This article arises from a paper Ms. Phillips, a New York City elementary school teacher, presented at a public seminar titled “Can a Woman Be Proud of Her Effect on Men?”
Early in my study of Aesthetic Realism, at a time when I was not hopeful about love, I was asked in a consultation, “Do you want a man to feel, ‘The mind of Lauren Phillips does me good’?” I was surprised; and the answer was yes. But for most of my life before that, it was not the accuracy of my mind I depended on with men; it was the ability to have an immediate effect through the way I looked. Once, while talking to several attractive men, I decided to make a dramatic exit. As I walked away, I glanced over my shoulder to observe the effect I was having and walked right into a large glass door. Luckily, the only thing bruised was my vanity.
Though I was driven by the desire to dazzle men, I didn’t respect myself for it. At 21, attending acting school in New York, I wrote in my journal, “I want to use acting to make the world a better place.” But when it came to men, I had a very different purpose, and every relationship ended painfully. “What do I have to offer a man?” I asked myself. “Well, at least I can make him laugh and I have my body.”

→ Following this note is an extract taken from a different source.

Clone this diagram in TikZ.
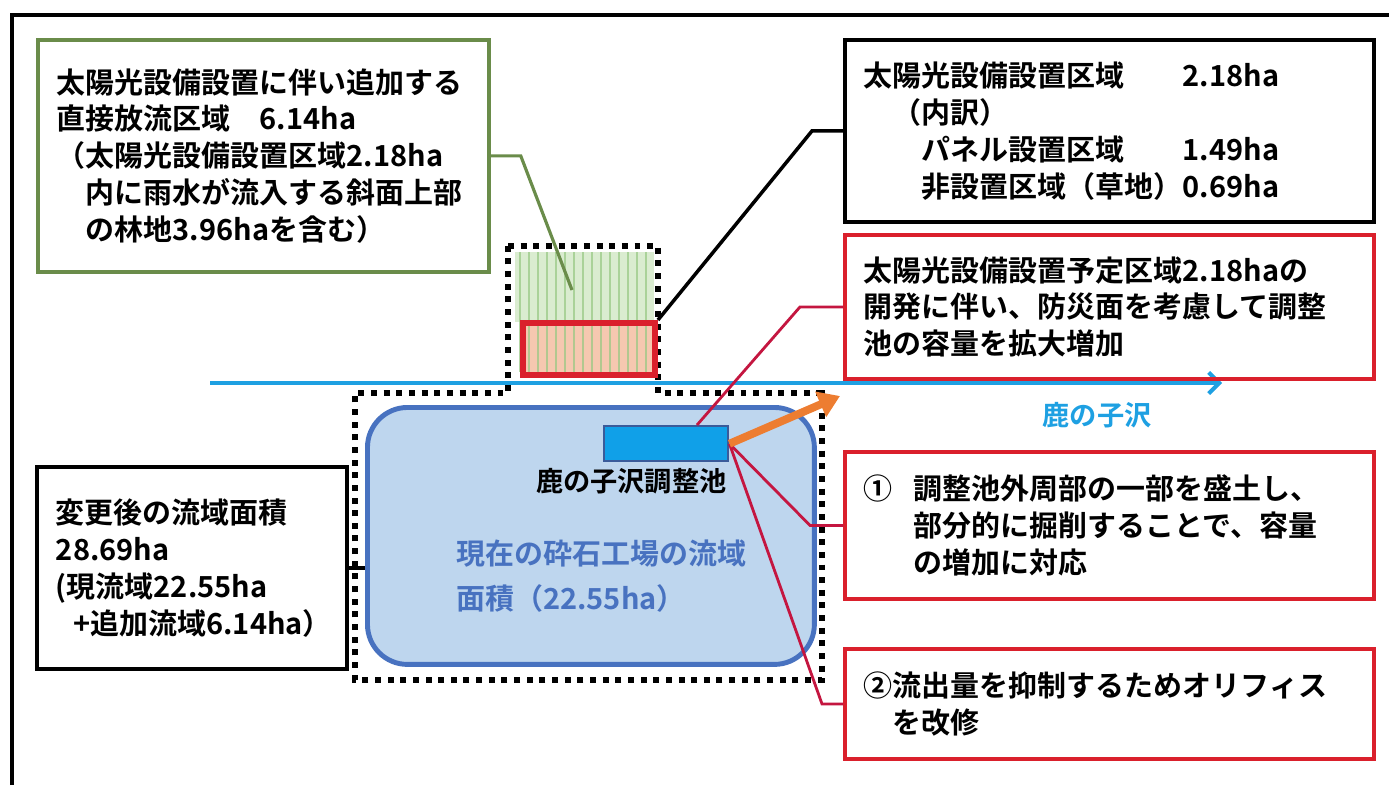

I learned from Aesthetic Realism that the one way a woman can be proud of her effect on a man is by using him to know and like the world and by doing all she can to encourage him to see reality and people fairly. The reason I was so ashamed was that I used men to have a contemptuous victory over the world—to feel I’d conquered it. When I saw that a man was stirred up by me, I didn’t respect him more. I reduced his meaning to a handsome face and a satisfying body. And increasingly I felt doomed to be a failure in love.
In my second Aesthetic Realism consultation, I spoke about Mark, a man I’d been seeing. I told my consultants I was so furious that I wanted to throw something at him. They surprised me by asking, “Do you think you’ve gotten Mark pretty mixed up?” I was confused by men, but the idea that I could confuse a man hadn’t occurred to me. As they asked me to think about what Mark felt, I became irritated and restless, and replied, “I have no idea what he’s thinking.”
Consultants. Do you think Mark feels you’ve shown yourself as you really are or you’ve presented some picture of yourself?
LP. A picture of myself.
Consultants. Do you want to look in a way you’re sure a man will have to notice?
Consultants. The question is, do you like yourself for how you do it? There’s nothing wrong with affecting men with how one looks; but what would be the difference between a woman’s respecting herself for the way she affects a man and not respecting herself?
They gave the criterion—in this question: “Have you wanted Mark to be weaker or stronger through you?” I answered, “I think I want him stronger, but then as we talk I find I want to affect him with my body.” My consultants explained, “So you give him two messages: you’ll say useful things in conversation, but as soon as body gets in, you want him to be weaker. Do you think that’s enough to muddle him a good deal?”